PROBLEM TO WORK ON — From the very first line of the data to the line containing "ctx.stroke();", retype everything exactly, leaving the pictures behind.

++++++

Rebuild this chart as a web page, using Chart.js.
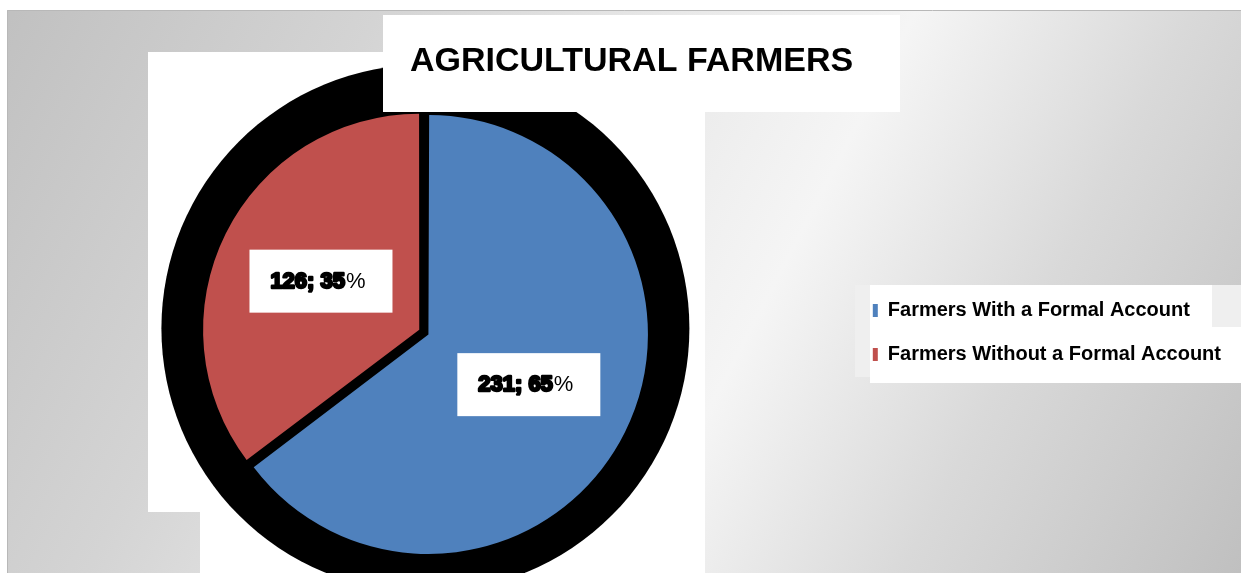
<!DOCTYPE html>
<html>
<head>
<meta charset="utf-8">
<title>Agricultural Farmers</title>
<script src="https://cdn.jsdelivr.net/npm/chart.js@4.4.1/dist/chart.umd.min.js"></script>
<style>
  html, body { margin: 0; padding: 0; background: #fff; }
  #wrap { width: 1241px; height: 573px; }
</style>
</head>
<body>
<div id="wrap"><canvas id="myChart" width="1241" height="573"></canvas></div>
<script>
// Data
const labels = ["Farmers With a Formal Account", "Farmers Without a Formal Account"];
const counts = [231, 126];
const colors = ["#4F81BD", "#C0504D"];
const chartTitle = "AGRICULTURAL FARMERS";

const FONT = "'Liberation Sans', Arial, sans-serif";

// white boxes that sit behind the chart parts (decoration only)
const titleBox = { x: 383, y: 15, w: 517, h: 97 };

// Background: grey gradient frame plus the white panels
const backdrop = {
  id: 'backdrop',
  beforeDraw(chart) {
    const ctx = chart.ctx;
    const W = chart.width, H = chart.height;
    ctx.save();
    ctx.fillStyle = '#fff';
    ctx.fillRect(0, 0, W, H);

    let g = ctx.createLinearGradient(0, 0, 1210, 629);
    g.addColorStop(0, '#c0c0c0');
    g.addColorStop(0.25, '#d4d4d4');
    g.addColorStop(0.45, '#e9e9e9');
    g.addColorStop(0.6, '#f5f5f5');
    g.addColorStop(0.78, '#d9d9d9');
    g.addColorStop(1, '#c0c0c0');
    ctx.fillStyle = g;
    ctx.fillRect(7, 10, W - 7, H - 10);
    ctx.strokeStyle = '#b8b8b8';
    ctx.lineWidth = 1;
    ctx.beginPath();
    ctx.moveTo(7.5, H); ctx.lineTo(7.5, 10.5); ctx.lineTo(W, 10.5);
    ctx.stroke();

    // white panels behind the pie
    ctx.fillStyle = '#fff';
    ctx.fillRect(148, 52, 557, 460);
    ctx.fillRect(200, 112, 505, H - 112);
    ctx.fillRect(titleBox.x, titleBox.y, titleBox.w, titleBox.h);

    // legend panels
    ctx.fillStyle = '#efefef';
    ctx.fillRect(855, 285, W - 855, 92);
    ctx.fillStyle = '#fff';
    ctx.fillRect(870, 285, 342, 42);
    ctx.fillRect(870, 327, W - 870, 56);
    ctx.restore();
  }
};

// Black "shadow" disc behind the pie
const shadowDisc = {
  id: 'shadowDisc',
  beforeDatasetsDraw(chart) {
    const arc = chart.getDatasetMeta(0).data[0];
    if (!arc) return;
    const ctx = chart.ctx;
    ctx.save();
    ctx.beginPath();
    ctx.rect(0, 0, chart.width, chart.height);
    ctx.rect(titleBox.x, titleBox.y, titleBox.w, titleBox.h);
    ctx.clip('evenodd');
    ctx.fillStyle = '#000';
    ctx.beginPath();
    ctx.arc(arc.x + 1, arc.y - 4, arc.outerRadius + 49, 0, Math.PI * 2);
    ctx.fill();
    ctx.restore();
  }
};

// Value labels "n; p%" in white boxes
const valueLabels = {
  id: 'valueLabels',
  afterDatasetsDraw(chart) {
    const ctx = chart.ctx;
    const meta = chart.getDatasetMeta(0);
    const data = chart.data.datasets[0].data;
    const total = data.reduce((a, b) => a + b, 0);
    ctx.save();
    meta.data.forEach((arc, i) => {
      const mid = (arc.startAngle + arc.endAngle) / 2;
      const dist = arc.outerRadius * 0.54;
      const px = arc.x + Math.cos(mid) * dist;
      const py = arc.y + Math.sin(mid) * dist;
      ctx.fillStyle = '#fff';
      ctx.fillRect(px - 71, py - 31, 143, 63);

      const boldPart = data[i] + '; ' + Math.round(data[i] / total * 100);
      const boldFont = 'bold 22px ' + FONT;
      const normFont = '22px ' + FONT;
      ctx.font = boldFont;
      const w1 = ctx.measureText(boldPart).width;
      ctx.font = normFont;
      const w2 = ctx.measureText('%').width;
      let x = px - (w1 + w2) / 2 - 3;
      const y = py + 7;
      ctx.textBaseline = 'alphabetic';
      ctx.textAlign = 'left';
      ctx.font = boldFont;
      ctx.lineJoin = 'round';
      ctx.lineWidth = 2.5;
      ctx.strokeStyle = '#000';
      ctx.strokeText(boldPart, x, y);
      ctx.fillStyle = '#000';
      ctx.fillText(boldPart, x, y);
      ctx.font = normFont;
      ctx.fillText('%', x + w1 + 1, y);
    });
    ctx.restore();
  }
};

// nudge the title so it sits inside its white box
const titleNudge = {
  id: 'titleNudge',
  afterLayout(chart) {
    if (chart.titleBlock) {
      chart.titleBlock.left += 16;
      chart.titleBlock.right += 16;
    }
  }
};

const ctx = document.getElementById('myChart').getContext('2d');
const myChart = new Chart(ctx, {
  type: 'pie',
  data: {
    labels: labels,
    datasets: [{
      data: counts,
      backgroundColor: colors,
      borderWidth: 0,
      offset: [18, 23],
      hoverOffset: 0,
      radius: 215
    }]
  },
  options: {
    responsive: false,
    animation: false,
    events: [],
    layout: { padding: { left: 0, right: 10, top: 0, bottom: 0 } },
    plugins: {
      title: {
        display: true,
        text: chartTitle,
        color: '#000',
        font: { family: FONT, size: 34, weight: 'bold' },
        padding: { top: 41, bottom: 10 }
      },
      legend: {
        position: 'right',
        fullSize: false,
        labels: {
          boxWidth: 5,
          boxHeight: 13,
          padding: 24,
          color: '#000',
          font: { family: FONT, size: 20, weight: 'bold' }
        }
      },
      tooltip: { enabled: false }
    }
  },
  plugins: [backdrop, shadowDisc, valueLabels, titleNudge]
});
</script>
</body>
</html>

++++++

EXPECTED ANSWER —
Rebuild this chart as a web page, using Chart.js.
<!DOCTYPE html>
<html>
<head>
<meta charset="utf-8">
<title>Agricultural Farmers</title>
<script src="https://cdn.jsdelivr.net/npm/chart.js@4.4.1/dist/chart.umd.min.js"></script>
<style>
  html, body { margin: 0; padding: 0; background: #fff; }
  #wrap { width: 1241px; height: 573px; }
</style>
</head>
<body>
<div id="wrap"><canvas id="myChart" width="1241" height="573"></canvas></div>
<script>
// Data
const labels = ["Farmers With a Formal Account", "Farmers Without a Formal Account"];
const counts = [231, 126];
const colors = ["#4F81BD", "#C0504D"];
const chartTitle = "AGRICULTURAL FARMERS";

const FONT = "'Liberation Sans', Arial, sans-serif";

// white boxes that sit behind the chart parts (decoration only)
const titleBox = { x: 383, y: 15, w: 517, h: 97 };

// Background: grey gradient frame plus the white panels
const backdrop = {
  id: 'backdrop',
  beforeDraw(chart) {
    const ctx = chart.ctx;
    const W = chart.width, H = chart.height;
    ctx.save();
    ctx.fillStyle = '#fff';
    ctx.fillRect(0, 0, W, H);

    let g = ctx.createLinearGradient(0, 0, 1210, 629);
    g.addColorStop(0, '#c0c0c0');
    g.addColorStop(0.25, '#d4d4d4');
    g.addColorStop(0.45, '#e9e9e9');
    g.addColorStop(0.6, '#f5f5f5');
    g.addColorStop(0.78, '#d9d9d9');
    g.addColorStop(1, '#c0c0c0');
    ctx.fillStyle = g;
    ctx.fillRect(7, 10, W - 7, H - 10);
    ctx.strokeStyle = '#b8b8b8';
    ctx.lineWidth = 1;
    ctx.beginPath();
    ctx.moveTo(7.5, H); ctx.lineTo(7.5, 10.5); ctx.lineTo(W, 10.5);
    ctx.stroke();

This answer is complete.